|22-19=3? Can't really say|
|Wednesday, 18 January 2012 00:00|
ASER suggests it’s time to relook government school concept
The fact that learning outcomes have fallen dramatically—the national figure for the proportion of children in Standard V able to read Standard II level texts fell from 53.7% in 2010 to 48.2% in 2011—is the standout result of the latest Annual Status of Education Report (ASER). What has caused this is even more stunning—with Census 2011 pulling out teachers from schools, overall attendance levels are down, as are the levels of teaching. The fact that the BPL and caste census are yet to happen makes you worry a bit about future learning outcomes. Given the higher levels of teaching in private schools, the proportion of kids in private schools in rural areas rose from 18.7% in 2006 to 25.6% in 2011—only 22.6% of Standard III students in government schools in Rajasthan could read a Standard I text (down from 27.2% last year) compared to 53.2% for private schools (up from 50.3% in 2010). States like Tamil Nadu saw a 11.6 percentage point hike in the proportion of kids going to private schools between 2007 and 2011 while in Uttar Pradesh, 45.4% of rural kids went to private schools, up from 39.3% the year before.
Within the government school system, there is a big difference between kids who have tutors and those that don’t. The proportion of Standard V kids who can read a Standard II text is 33.1% in government schools in Jharkhand where students don’t have private tuition but 52.9% in the same schools for kids who have tutors. All of which makes you think about the efficacy of the existing model of government schools. Kerala, which has the highest learning outcomes of all states also has the highest proportion of kids in private schools (60.8%). Yet, in overall terms, Kerala households don’t spend that much more on education—while 3.8% of all household expenses in rural Kerala are on education, the comparable figure for all-India is 2.9%; in urban areas, however, Kerala spends 4.4% according to the 2009-10 NSS survey versus 5.2% for all-India. The reason for this is that most private schools in Kerala are publicly funded.

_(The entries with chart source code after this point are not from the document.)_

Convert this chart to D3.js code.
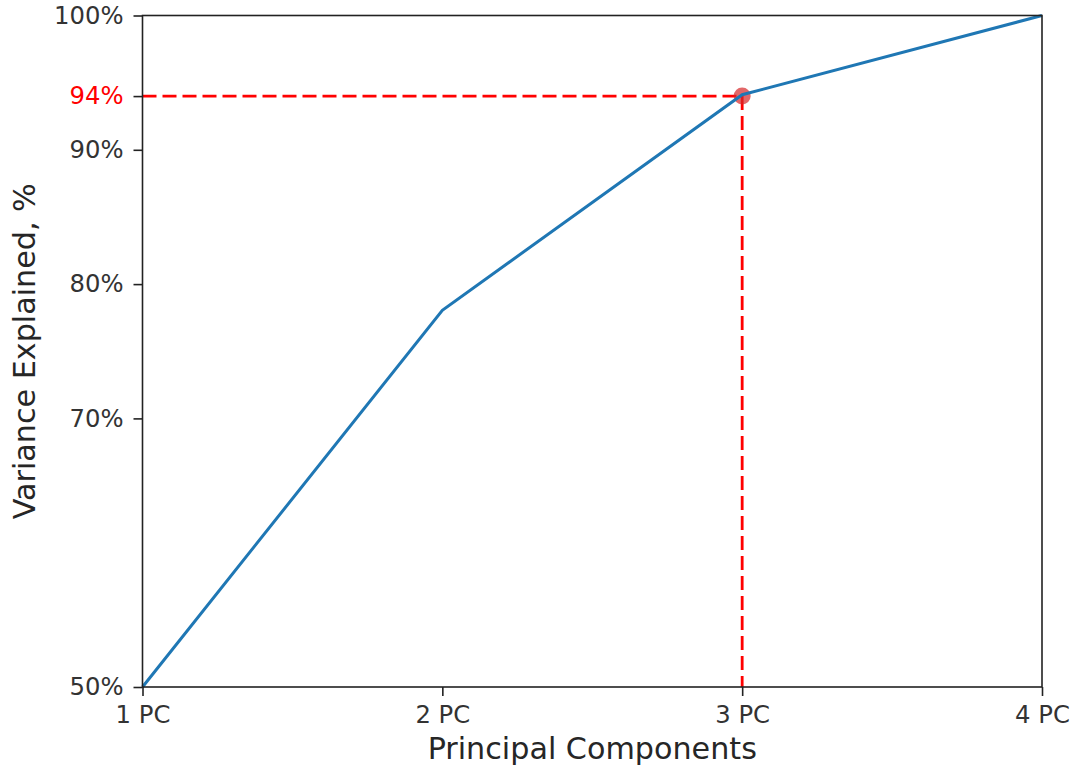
<!DOCTYPE html>
<html>
<head>
<meta charset="utf-8">
<script src="https://cdn.jsdelivr.net/npm/d3@7"></script>
<style>
    body { margin: 0; background: #fff; }
    text { font-family: "DejaVu Sans", sans-serif; }
</style>
</head>
<body>
<svg id="chart" width="1073" height="769"></svg>
<script>
// cumulative variance explained per number of principal components
const components = ["1 PC", "2 PC", "3 PC", "4 PC"];
const cumVariance = [50, 78.05, 94.1, 100];
const yTicks = [50, 70, 80, 90, 100];
const threshold = 94;
const thresholdIndex = 2;

const svg = d3.select("#chart");
const margin = { top: 15.5, right: 31, bottom: 82, left: 142.5 };
const width = 1073 - margin.left - margin.right;
const height = 769 - margin.top - margin.bottom;

const g = svg.append("g")
    .attr("transform", `translate(${margin.left},${margin.top})`);

const x = d3.scalePoint()
    .domain(components)
    .range([0, width]);

const y = d3.scaleLinear()
    .domain([50, 100])
    .range([height, 0]);

// red threshold guides
g.append("line")
    .attr("x1", 0)
    .attr("x2", x(components[thresholdIndex]))
    .attr("y1", y(threshold))
    .attr("y2", y(threshold))
    .style("stroke", "red")
    .style("stroke-width", 2.8)
    .style("stroke-dasharray", "14,6");

g.append("line")
    .attr("x1", x(components[thresholdIndex]))
    .attr("x2", x(components[thresholdIndex]))
    .attr("y1", y(threshold))
    .attr("y2", height)
    .style("stroke", "red")
    .style("stroke-width", 2.8)
    .style("stroke-dasharray", "14,6");

g.append("circle")
    .attr("cx", x(components[thresholdIndex]))
    .attr("cy", y(threshold))
    .attr("r", 8.5)
    .style("fill", "#d62728")
    .style("fill-opacity", 0.7);

const line = d3.line()
    .x((d, i) => x(components[i]))
    .y(d => y(d));

g.append("path")
    .datum(cumVariance)
    .attr("d", line)
    .style("fill", "none")
    .style("stroke", "#1f77b4")
    .style("stroke-width", 3);

// frame
g.append("rect")
    .attr("width", width)
    .attr("height", height)
    .style("fill", "none")
    .style("stroke", "#222")
    .style("stroke-width", 1.6);

const xAxis = g.append("g")
    .attr("transform", `translate(0,${height})`)
    .call(d3.axisBottom(x).tickSizeOuter(0).tickSize(9).tickPadding(10));

const yAxis = g.append("g")
    .call(d3.axisLeft(y)
        .tickValues(yTicks.concat([threshold]))
        .tickFormat(d => d + "%")
        .tickSizeOuter(0).tickSize(9).tickPadding(10));

[xAxis, yAxis].forEach(ax => {
    ax.select(".domain").remove();
    ax.selectAll(".tick line").style("stroke", "#222").style("stroke-width", 1.6);
    ax.selectAll(".tick text")
        .style("font-size", "24.3px")
        .style("font-family", "DejaVu Sans")
        .style("fill", "#333");
});

yAxis.selectAll(".tick text")
    .filter(d => d === threshold)
    .style("fill", "red");

svg.append("text")
    .attr("x", margin.left + width / 2)
    .attr("y", 759)
    .attr("text-anchor", "middle")
    .style("font-size", "30.2px")
    .style("fill", "#262626")
    .text("Principal Components");

svg.append("text")
    .attr("transform", `translate(35,${margin.top + height / 2}) rotate(-90)`)
    .attr("text-anchor", "middle")
    .style("font-size", "30.2px")
    .style("fill", "#262626")
    .text("Variance Explained, %");
</script>
</body>
</html>
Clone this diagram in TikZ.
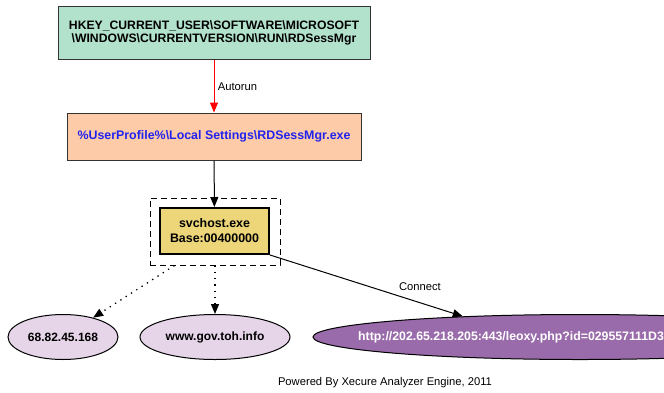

Education-economist Lant Pritchett points out the rise in learning is very low. Instead of looking at learning levels for each year, Pritchett looks at them over a period of time—does a kid who can’t read in Standard II learn to read by Standard V? Three out of four kids who came to Standard IV without knowing how to read progressed on to Standard V without learning how to read, he points out. Given how just 40% of private schools meet RTE norms for teacher-pupils and just 16-17% for availability of drinking water, Pratham calculates this means 40 million rural kids could be out of school once RTE norms kick in—given the government will have to spend large sums to accommodate these kids, why not spend money to upgrade private schools? Perhaps even fund new private schools to replace government schools.